- **Data extract**:
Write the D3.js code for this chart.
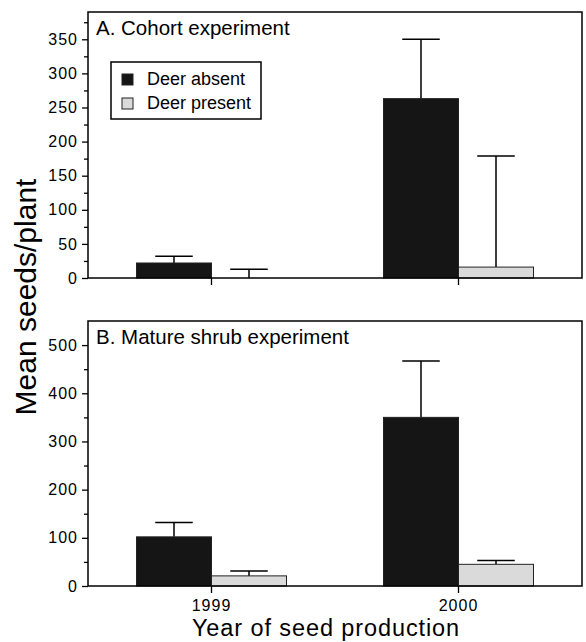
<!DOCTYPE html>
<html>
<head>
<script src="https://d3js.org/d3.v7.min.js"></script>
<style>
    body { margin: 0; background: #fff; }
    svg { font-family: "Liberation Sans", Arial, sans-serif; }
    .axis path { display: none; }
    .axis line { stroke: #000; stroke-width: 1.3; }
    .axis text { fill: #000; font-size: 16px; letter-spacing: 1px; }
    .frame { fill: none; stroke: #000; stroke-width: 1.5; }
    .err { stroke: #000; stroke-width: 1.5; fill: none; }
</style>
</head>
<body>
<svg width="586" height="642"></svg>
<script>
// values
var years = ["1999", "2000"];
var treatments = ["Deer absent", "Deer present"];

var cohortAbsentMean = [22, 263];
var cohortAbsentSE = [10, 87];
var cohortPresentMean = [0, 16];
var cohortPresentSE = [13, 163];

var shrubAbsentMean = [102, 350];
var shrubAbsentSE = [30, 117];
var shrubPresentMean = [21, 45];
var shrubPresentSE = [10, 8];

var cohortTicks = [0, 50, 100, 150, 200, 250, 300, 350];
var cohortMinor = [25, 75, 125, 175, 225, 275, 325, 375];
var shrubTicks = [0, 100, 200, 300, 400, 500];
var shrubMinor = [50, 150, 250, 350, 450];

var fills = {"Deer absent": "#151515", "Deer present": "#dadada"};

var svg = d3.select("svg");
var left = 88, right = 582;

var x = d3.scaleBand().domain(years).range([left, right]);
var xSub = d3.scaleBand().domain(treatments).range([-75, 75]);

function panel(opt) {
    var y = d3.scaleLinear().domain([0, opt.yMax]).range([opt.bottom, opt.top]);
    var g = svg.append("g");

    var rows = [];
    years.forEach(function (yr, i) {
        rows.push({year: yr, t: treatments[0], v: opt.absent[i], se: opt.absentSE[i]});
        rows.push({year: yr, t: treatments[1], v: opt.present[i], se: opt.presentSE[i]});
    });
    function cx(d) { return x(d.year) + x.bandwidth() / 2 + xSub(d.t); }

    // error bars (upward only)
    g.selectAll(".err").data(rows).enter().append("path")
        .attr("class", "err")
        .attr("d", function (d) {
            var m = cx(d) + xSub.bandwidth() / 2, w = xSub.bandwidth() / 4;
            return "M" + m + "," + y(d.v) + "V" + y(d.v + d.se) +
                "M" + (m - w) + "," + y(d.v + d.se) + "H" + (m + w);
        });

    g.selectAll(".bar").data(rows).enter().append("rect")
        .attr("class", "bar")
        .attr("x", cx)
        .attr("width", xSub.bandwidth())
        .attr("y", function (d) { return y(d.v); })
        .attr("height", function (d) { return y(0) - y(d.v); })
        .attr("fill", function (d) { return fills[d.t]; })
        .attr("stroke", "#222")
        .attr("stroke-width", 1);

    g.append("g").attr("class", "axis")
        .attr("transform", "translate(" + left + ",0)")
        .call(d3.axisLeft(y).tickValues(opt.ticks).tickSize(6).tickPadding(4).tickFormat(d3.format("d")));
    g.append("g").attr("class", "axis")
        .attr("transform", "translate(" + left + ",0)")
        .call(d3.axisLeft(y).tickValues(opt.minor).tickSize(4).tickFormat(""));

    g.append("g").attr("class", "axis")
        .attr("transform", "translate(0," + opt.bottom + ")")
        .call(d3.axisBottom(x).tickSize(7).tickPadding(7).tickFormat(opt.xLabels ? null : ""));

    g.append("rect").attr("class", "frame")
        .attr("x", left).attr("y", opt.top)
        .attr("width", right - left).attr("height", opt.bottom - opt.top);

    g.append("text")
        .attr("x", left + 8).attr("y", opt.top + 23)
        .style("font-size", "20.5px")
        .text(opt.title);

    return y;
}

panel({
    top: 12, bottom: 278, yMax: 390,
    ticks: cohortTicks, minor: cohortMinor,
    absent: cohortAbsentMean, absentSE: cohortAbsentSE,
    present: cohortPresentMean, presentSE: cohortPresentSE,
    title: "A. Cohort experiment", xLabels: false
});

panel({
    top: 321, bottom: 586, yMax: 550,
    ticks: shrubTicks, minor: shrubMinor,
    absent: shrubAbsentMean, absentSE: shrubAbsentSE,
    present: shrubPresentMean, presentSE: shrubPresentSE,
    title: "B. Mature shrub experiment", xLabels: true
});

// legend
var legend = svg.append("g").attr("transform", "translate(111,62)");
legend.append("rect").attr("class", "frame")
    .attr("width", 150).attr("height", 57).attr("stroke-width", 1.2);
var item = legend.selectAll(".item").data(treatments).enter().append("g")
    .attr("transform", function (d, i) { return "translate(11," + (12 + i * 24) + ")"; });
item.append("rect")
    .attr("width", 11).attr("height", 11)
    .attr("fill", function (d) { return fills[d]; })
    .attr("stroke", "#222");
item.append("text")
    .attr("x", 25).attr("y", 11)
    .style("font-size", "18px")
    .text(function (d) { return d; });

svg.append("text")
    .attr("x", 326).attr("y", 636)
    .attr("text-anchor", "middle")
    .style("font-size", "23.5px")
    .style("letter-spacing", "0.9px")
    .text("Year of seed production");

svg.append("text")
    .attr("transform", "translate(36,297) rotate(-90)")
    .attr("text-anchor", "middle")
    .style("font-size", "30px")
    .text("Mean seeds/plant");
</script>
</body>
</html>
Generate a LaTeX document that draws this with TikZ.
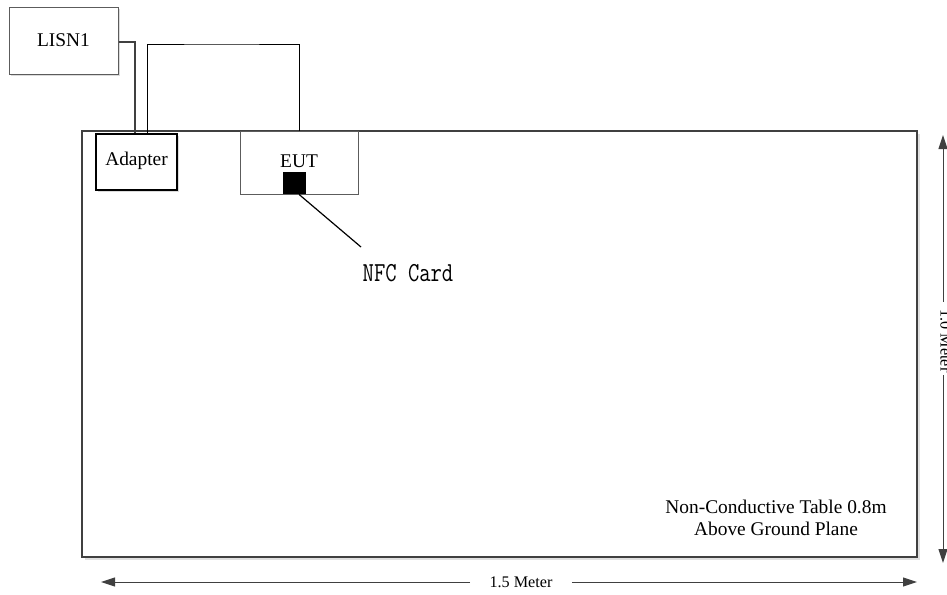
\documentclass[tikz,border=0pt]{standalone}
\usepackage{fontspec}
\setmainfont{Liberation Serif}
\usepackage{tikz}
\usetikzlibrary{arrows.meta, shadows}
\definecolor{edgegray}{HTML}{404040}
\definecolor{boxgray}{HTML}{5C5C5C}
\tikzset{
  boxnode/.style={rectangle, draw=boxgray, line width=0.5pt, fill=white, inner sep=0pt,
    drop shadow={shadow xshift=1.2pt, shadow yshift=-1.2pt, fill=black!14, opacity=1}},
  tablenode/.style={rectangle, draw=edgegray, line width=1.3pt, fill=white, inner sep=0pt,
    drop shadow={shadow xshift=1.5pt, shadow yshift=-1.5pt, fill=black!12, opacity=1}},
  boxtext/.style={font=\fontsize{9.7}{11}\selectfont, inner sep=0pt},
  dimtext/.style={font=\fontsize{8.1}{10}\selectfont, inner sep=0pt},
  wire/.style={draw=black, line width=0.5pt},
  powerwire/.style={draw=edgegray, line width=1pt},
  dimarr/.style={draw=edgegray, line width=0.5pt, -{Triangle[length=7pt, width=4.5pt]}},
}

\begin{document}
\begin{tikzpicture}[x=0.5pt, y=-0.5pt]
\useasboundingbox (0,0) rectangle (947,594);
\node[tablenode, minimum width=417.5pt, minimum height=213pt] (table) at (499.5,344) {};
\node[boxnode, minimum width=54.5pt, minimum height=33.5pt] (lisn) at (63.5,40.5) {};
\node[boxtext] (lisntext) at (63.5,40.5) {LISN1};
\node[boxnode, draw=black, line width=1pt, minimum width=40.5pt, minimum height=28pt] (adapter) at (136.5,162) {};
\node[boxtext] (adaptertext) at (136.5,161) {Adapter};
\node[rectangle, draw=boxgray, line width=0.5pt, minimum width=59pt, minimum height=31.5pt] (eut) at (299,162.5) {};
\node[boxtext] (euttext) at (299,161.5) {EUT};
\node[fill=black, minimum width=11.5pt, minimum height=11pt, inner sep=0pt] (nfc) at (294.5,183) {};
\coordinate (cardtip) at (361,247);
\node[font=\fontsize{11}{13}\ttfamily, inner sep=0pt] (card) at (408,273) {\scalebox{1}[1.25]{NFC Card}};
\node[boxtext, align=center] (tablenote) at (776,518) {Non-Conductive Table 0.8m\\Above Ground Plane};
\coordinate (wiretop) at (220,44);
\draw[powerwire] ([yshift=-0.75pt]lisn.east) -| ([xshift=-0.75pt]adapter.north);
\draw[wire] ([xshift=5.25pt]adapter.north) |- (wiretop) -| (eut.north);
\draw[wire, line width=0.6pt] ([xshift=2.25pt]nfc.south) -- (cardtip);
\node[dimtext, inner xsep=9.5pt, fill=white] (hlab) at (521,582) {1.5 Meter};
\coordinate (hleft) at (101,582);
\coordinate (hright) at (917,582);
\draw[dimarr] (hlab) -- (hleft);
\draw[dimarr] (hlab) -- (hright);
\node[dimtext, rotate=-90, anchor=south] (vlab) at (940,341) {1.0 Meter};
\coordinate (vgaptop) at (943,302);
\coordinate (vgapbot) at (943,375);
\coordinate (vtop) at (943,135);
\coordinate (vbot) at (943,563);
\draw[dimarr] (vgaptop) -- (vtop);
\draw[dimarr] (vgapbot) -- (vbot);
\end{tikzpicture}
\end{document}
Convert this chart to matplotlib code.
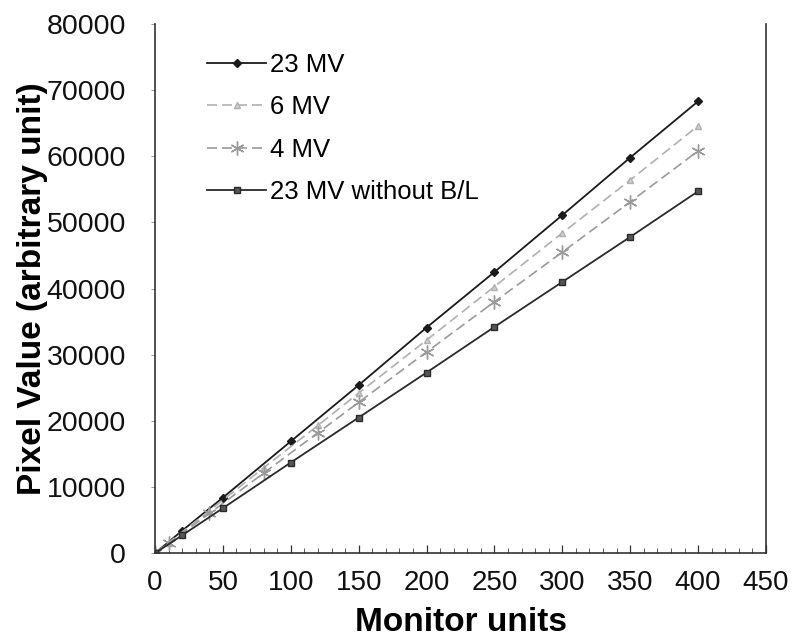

- **Task to carry out**:
Starting at the top of the listing above, reproduce each line up to and including the one with "var shrubPresentSE = [10, 8];"; omit the pictures.

- **Response below**:
Write the D3.js code for this chart.
<!DOCTYPE html>
<html>
<head>
<script src="https://d3js.org/d3.v7.min.js"></script>
<style>
    body { margin: 0; background: #fff; }
    svg { font-family: "Liberation Sans", Arial, sans-serif; }
    .axis path { display: none; }
    .axis line { stroke: #000; stroke-width: 1.3; }
    .axis text { fill: #000; font-size: 16px; letter-spacing: 1px; }
    .frame { fill: none; stroke: #000; stroke-width: 1.5; }
    .err { stroke: #000; stroke-width: 1.5; fill: none; }
</style>
</head>
<body>
<svg width="586" height="642"></svg>
<script>
// values
var years = ["1999", "2000"];
var treatments = ["Deer absent", "Deer present"];

var cohortAbsentMean = [22, 263];
var cohortAbsentSE = [10, 87];
var cohortPresentMean = [0, 16];
var cohortPresentSE = [13, 163];

var shrubAbsentMean = [102, 350];
var shrubAbsentSE = [30, 117];
var shrubPresentMean = [21, 45];
var shrubPresentSE = [10, 8];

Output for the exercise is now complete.